Regular coffee consumption of at least one cup daily was associated with a lower risk of COVID-19 infection, according to a study.
Researchers with Northwestern University published findings in the Nutrients journal, stemming from an analysis of nearly 40,000 participants in the U.K. Biobank. The team studied participants’ dietary habits from 2006 to 2010 and hypothesized the subsequent risk of coronavirus infection in 2020. Researchers specifically looked at participants’ consumption of coffee, tea, processed meat, red meat, fruit, vegetables and oily fish.
After adjusting for factors like race, age, sex and other factors like physical activity, BMI level and history of certain medical conditions, researchers found “habitual consumption of 1 or more cups of coffee per day was associated with about a 10% decrease in risk of COVID-19 compared to less than 1 cup/day.”
“The odds of COVID-19 positivity were 0.90, 0.90, and 0.92 when consuming 1 cup, 2–3 cups, and 4+ cups of coffee/day (vs. <1 cup/day), respectively,” the study reads.
A health care worker tends to a patient in the COVID-19 unit at United Memorial Medical Center in Houston, Texas, on July 2, 2020.MARK FELIX/AFP via Getty Images
Coffee contains antioxidant and anti-inflammatory properties, and “coffee consumption favorably correlates with inflammatory biomarkers” linked to “COVID-19 severity and mortality,” study authors wrote. “Taken together, an immunoprotective effect of coffee against COVID-19 is plausible and merits further investigation.”
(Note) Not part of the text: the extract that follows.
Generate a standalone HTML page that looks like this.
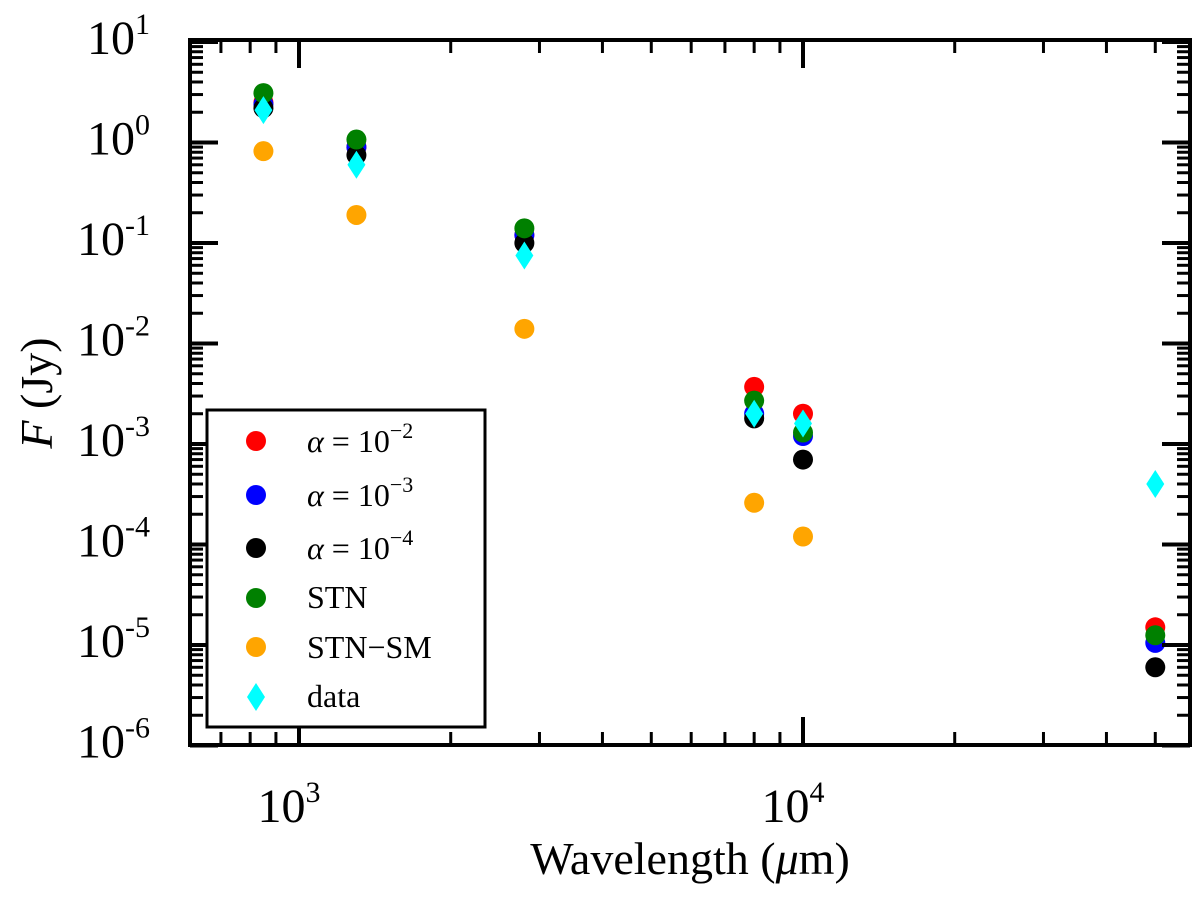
<!DOCTYPE html>
<html><head><meta charset="utf-8"><style>
body{margin:0;background:#fff}
svg text{font-family:"Liberation Serif",serif;fill:#000}
</style></head><body>
<svg id="chart" width="1200" height="905">
<g id="marks"></g>
<g id="axes"></g>
</svg>
<script>
const wavelengths=[850,1300,2800,8000,10000,50000];
const alpha2=[2.5,0.9,0.12,0.0037,0.002,1.5e-5];
const alpha3=[2.4,0.9,0.12,0.002,0.0012,1.05e-5];
const alpha4=[2.2,0.75,0.1,0.0018,0.0007,6e-6];
const stn=[3.1,1.07,0.14,0.0027,0.0013,1.25e-5];
const stnsm=[0.82,0.19,0.014,0.00026,0.00012,null];
const obs=[2.1,0.6,0.075,0.002,0.0016,4e-4];
const yTicks=[1,0,-1,-2,-3,-4,-5,-6];
const xTicks=[3,4];

const L=190,R=1190,T=40,B=745;
const x=v=>299+(Math.log10(v)-3)*504;
const y=v=>42+(1-Math.log10(v))*100.5;
const NS='http://www.w3.org/2000/svg';
const marks=document.getElementById('marks'),axes=document.getElementById('axes');
function mk(tag,attrs,parent){const e=document.createElementNS(NS,tag);for(const k in attrs)e.setAttribute(k,attrs[k]);parent.appendChild(e);return e;}

const series=[[alpha2,'#ff0000','alpha-1e-2'],[alpha3,'#0000ff','alpha-1e-3'],[alpha4,'#000000','alpha-1e-4'],[stn,'#008000','stn'],[stnsm,'#ffa500','stn-sm']];
[0,1,2,3,4].forEach(si=>{const [vals,col,nm]=series[si];
 vals.forEach((v,i)=>{if(v==null)return;
  const c=mk('circle',{cx:x(wavelengths[i]),cy:y(v),r:10,fill:col},marks);
  
  
 });});
obs.forEach((v,i)=>{const cx=x(wavelengths[i]),cy=y(v);
 const p=mk('polygon',{points:`${cx},${cy-14} ${cx+9},${cy} ${cx},${cy+14} ${cx-9},${cy}`,fill:'#00ffff'},marks);
 
 
});

const f=mk('rect',{x:L,y:T,width:R-L,height:B-T,fill:'none',stroke:'#000','stroke-width':4},axes);


for(let d=-6;d<=1;d++){
 const yy=y(Math.pow(10,d));
 mk('line',{x1:L,x2:L+28,y1:yy,y2:yy,stroke:'#000','stroke-width':4},axes);
 mk('line',{x1:R,x2:R-28,y1:yy,y2:yy,stroke:'#000','stroke-width':4},axes);
 if(d<1)for(let m=2;m<10;m++){const ym=y(m*Math.pow(10,d));
  mk('line',{x1:L,x2:L+13,y1:ym,y2:ym,stroke:'#000','stroke-width':3},axes);
  mk('line',{x1:R,x2:R-13,y1:ym,y2:ym,stroke:'#000','stroke-width':3},axes);}
}
yTicks.forEach(d=>{const t=mk('text',{x:150,y:y(Math.pow(10,d))+12,'text-anchor':'end','font-size':48},axes);
 t.innerHTML=`10<tspan dy="-20" font-size="30">${d}</tspan>`;
 
 });
for(let d=2;d<=4;d++)for(let m=1;m<10;m++){const v=m*Math.pow(10,d);const xx=x(v);
 if(xx<L+2||xx>R-2)continue;const len=m==1?28:13;
 mk('line',{x1:xx,x2:xx,y1:B,y2:B-len,stroke:'#000','stroke-width':m==1?4:3},axes);
 mk('line',{x1:xx,x2:xx,y1:T,y2:T+len,stroke:'#000','stroke-width':m==1?4:3},axes);}
xTicks.forEach(d=>{const t=mk('text',{x:x(Math.pow(10,d))-10,y:822,'text-anchor':'middle','font-size':48},axes);
 t.innerHTML=`10<tspan dy="-20" font-size="30">${d}</tspan>`;
 
 });
</script>
<svg style="position:absolute;left:0;top:0" width="1200" height="905">
<text x="690" y="874" text-anchor="middle" font-size="46" font-family="Liberation Serif,serif">Wavelength (<tspan font-style="italic">μ</tspan>m)</text>
<text transform="translate(52,393) rotate(-90)" text-anchor="middle" font-size="46" font-family="Liberation Serif,serif"><tspan font-style="italic">F</tspan> (Jy)</text>
<g font-family="Liberation Serif,serif" font-size="32">
<rect x="207" y="410" width="278" height="317" fill="#fff" stroke="#000" stroke-width="3"/>
<g><circle cx="256" cy="441" r="10" fill="#ff0000"/><text x="307" y="452"><tspan font-style="italic">α</tspan> = 10<tspan dy="-14" font-size="22">−2</tspan></text></g>
<g><circle cx="256" cy="495" r="10" fill="#0000ff"/><text x="307" y="506"><tspan font-style="italic">α</tspan> = 10<tspan dy="-14" font-size="22">−3</tspan></text></g>
<g><circle cx="256" cy="548" r="10" fill="#000"/><text x="307" y="559"><tspan font-style="italic">α</tspan> = 10<tspan dy="-14" font-size="22">−4</tspan></text></g>
<g><circle cx="256" cy="598" r="10" fill="#008000"/><text x="307" y="608">STN</text></g>
<g><circle cx="256" cy="647" r="10" fill="#ffa500"/><text x="307" y="658">STN−SM</text></g>
<g><polygon points="256,683 265,697 256,711 247,697" fill="#00ffff"/><text x="307" y="707">data</text></g>
</g>
</svg>
</body></html>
Further findings suggested daily consumption of at least 0.67 servings of vegetables reduced risk of coronavirus infection, but processed meat (like sausage and ham) was associated with a heightened risk, which researchers suspect owes in part to other dietary factors instead of meat consumption itself, as red meat consumption posed no risk.
“Although these findings warrant independent confirmation, adherence to certain dietary behaviors may be an additional tool to existing COVID-19 protection guidelines to limit the spread of this virus,” authors wrote.